** BEGIN **

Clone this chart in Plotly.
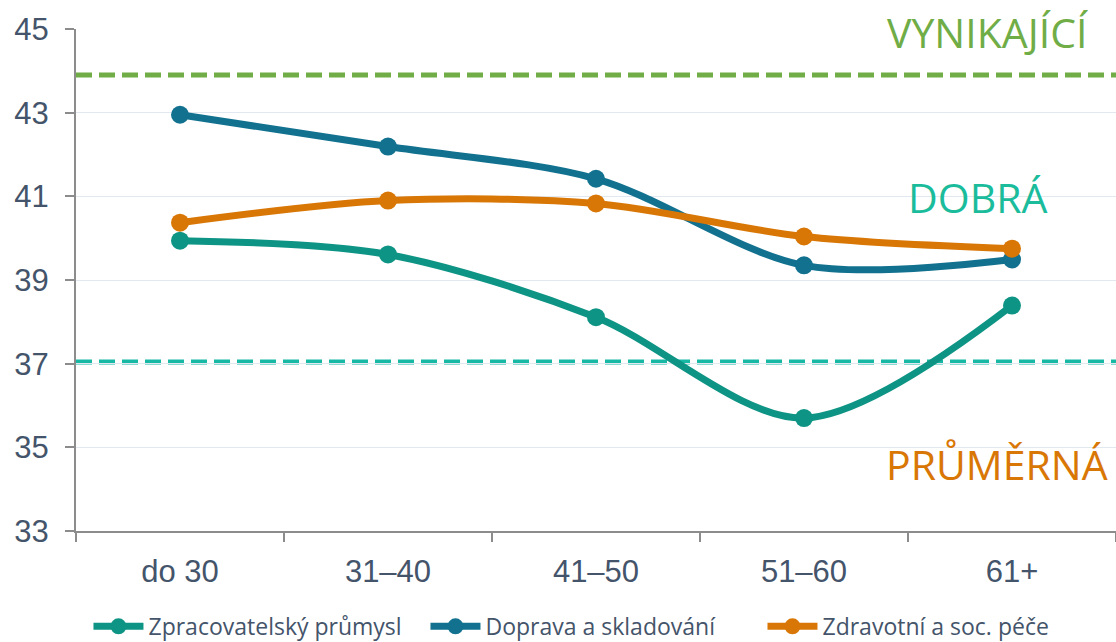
import plotly.graph_objects as go

# Age groups on the x axis
categories = ["do 30", "31–40", "41–50", "51–60", "61+"]

# Average scores per sector and age group
zpracovatelsky = [39.94, 39.61, 38.11, 35.70, 38.39]
doprava = [42.95, 42.19, 41.42, 39.35, 39.49]
zdravotni = [40.37, 40.90, 40.83, 40.04, 39.75]

series_names = ["Zpracovatelský průmysl", "Doprava a skladování", "Zdravotní a soc. péče"]
series_colors = ["#0E9484", "#11718F", "#D97706"]

# Rating thresholds drawn as dashed reference lines
threshold_excellent = 43.9
threshold_good = 37.04

# Rating band labels
band_labels = ["VYNIKAJÍCÍ", "DOBRÁ", "PRŮMĚRNÁ"]
band_label_y = [44.92, 40.99, 34.6]
band_label_colors = ["#70AD47", "#1ABC9C", "#D97706"]

y_ticks = [33, 35, 37, 39, 41, 43, 45]

fig = go.Figure()

for name, values, color in zip(series_names, [zpracovatelsky, doprava, zdravotni], series_colors):
    fig.add_trace(go.Scatter(
        x=categories,
        y=values,
        name=name,
        mode="lines+markers",
        line=dict(color=color, width=7, shape="spline", smoothing=0.9),
        marker=dict(color=color, size=18),
    ))

fig.add_shape(type="line", xref="paper", yref="y", x0=0, x1=1,
              y0=threshold_excellent, y1=threshold_excellent,
              line=dict(color="#70AD47", width=5, dash="16px,7px"), layer="below")
fig.add_shape(type="line", xref="paper", yref="y", x0=0, x1=1,
              y0=threshold_good, y1=threshold_good,
              line=dict(color="#17B8A4", width=5, dash="16px,7px"), layer="below")

label_x = [0.876, 0.867, 0.886]
for text, y, color, x in zip(band_labels, band_label_y, band_label_colors, label_x):
    fig.add_annotation(text=text, x=x, xref="paper", y=y, yref="y",
                       xanchor="center", yanchor="middle", showarrow=False,
                       font=dict(family="Open Sans", size=41, color=color))

fig.update_layout(
    width=1116, height=642,
    margin=dict(l=76, r=0, t=29, b=111, autoexpand=False),
    plot_bgcolor="white",
    paper_bgcolor="white",
    showlegend=True,
    legend=dict(orientation="h", x=0.012, xanchor="left", y=-0.19, yanchor="middle",
                font=dict(family="Open Sans", size=23, color="#44546A"),
                entrywidth=272, entrywidthmode="pixels",
                itemwidth=50, tracegroupgap=0),
    xaxis=dict(
        type="category",
        showline=True, linecolor="#8C8C8C", linewidth=2,
        ticks="outside", tickson="boundaries", ticklen=9, tickcolor="#8C8C8C", tickwidth=2,
        showgrid=False,
        ticklabelstandoff=12,
        tickfont=dict(family="Liberation Sans", size=31, color="#44546A"),
        range=[-0.5, 4.5],
    ),
    yaxis=dict(
        range=[33, 45],
        tickvals=y_ticks,
        showline=True, linecolor="#8C8C8C", linewidth=2,
        ticks="outside", ticklen=9, tickcolor="#8C8C8C", tickwidth=2,
        showgrid=True, gridcolor="#E2E8F0", gridwidth=1,
        zeroline=False,
        ticklabelstandoff=10,
        tickfont=dict(family="Liberation Sans", size=31, color="#44546A"),
    ),
)

fig.write_html("out.html")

** END **

• **Exercise description**
Reproduce the material above in full and without alteration, but skip all pictures.

• **Expected answer**
Clone this chart in Plotly.
import plotly.graph_objects as go

# Age groups on the x axis
categories = ["do 30", "31–40", "41–50", "51–60", "61+"]

# Average scores per sector and age group
zpracovatelsky = [39.94, 39.61, 38.11, 35.70, 38.39]
doprava = [42.95, 42.19, 41.42, 39.35, 39.49]
zdravotni = [40.37, 40.90, 40.83, 40.04, 39.75]

series_names = ["Zpracovatelský průmysl", "Doprava a skladování", "Zdravotní a soc. péče"]
series_colors = ["#0E9484", "#11718F", "#D97706"]

# Rating thresholds drawn as dashed reference lines
threshold_excellent = 43.9
threshold_good = 37.04

# Rating band labels
band_labels = ["VYNIKAJÍCÍ", "DOBRÁ", "PRŮMĚRNÁ"]
band_label_y = [44.92, 40.99, 34.6]
band_label_colors = ["#70AD47", "#1ABC9C", "#D97706"]

y_ticks = [33, 35, 37, 39, 41, 43, 45]

fig = go.Figure()

for name, values, color in zip(series_names, [zpracovatelsky, doprava, zdravotni], series_colors):
    fig.add_trace(go.Scatter(
        x=categories,
        y=values,
        name=name,
        mode="lines+markers",
        line=dict(color=color, width=7, shape="spline", smoothing=0.9),
        marker=dict(color=color, size=18),
    ))

fig.add_shape(type="line", xref="paper", yref="y", x0=0, x1=1,
              y0=threshold_excellent, y1=threshold_excellent,
              line=dict(color="#70AD47", width=5, dash="16px,7px"), layer="below")
fig.add_shape(type="line", xref="paper", yref="y", x0=0, x1=1,
              y0=threshold_good, y1=threshold_good,
              line=dict(color="#17B8A4", width=5, dash="16px,7px"), layer="below")

label_x = [0.876, 0.867, 0.886]
for text, y, color, x in zip(band_labels, band_label_y, band_label_colors, label_x):
    fig.add_annotation(text=text, x=x, xref="paper", y=y, yref="y",
                       xanchor="center", yanchor="middle", showarrow=False,
                       font=dict(family="Open Sans", size=41, color=color))

fig.update_layout(
    width=1116, height=642,
    margin=dict(l=76, r=0, t=29, b=111, autoexpand=False),
    plot_bgcolor="white",
    paper_bgcolor="white",
    showlegend=True,
    legend=dict(orientation="h", x=0.012, xanchor="left", y=-0.19, yanchor="middle",
                font=dict(family="Open Sans", size=23, color="#44546A"),
                entrywidth=272, entrywidthmode="pixels",
                itemwidth=50, tracegroupgap=0),
    xaxis=dict(
        type="category",
        showline=True, linecolor="#8C8C8C", linewidth=2,
        ticks="outside", tickson="boundaries", ticklen=9, tickcolor="#8C8C8C", tickwidth=2,
        showgrid=False,
        ticklabelstandoff=12,
        tickfont=dict(family="Liberation Sans", size=31, color="#44546A"),
        range=[-0.5, 4.5],
    ),
    yaxis=dict(
        range=[33, 45],
        tickvals=y_ticks,
        showline=True, linecolor="#8C8C8C", linewidth=2,
        ticks="outside", ticklen=9, tickcolor="#8C8C8C", tickwidth=2,
        showgrid=True, gridcolor="#E2E8F0", gridwidth=1,
        zeroline=False,
        ticklabelstandoff=10,
        tickfont=dict(family="Liberation Sans", size=31, color="#44546A"),
    ),
)

fig.write_html("out.html")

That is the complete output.